RV: Well I think the first bit is actually making that that initial provision. Moving on from there to an ongoing support is of course much more difficult stage to get through with that. And that’s where you might or might feel that some form of land value taxation that enables the local public authority to be able to provide that ongoing funding might be a good idea.

But you are indeed right that most of those early speculators in the railways went bankrupt, which is probably true of most private transport investments. Good idea to enthuse the private sector to build things which then can’t be taken away. And if they go bankrupt as a result of that, that seems to be hard luck and you can certainly see examples of that in terms of the private building of highways across Europe where private sector developers have essentially gone bankrupt as a result of having developed it and the state has had to step in.

DB: You talked about monolithic structures or systems.  In a previous Thredbo conference, they talked about operators that get revenue from businesses as value capture, but there was a concern that the focus may not be on maintaining the infrastructure or improving the service delivery but rather just boosting non-fare revenues. There was a suggestion of segregating roles between the operator of, say, the rail system and the operator of the non-fare component. Is that part of the need to have a broader view and therefore a broader management structure?

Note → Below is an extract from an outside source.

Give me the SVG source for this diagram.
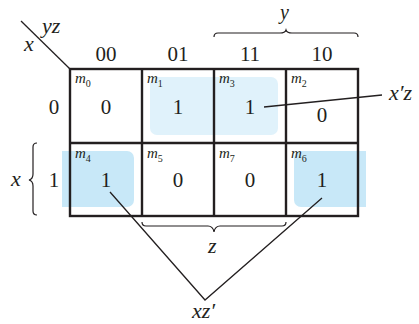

RV: That’s an interesting point. I mean we know for example that if you look at Japan which has been one of the more successful privatizations of rail systems across the world the majority of the Japanese rail companies do not own most of their revenue from the fare paying passenger. They earn it from the ancillary services provided in stations we know which are great sort of Emporia. When you get when you go into them it’s because they get the money from rents and source much in the same way as airports gain a huge amount of funding from the franchises that they let within the airport terminal as opposed to the money that they gain from the allocation of slots to airlines.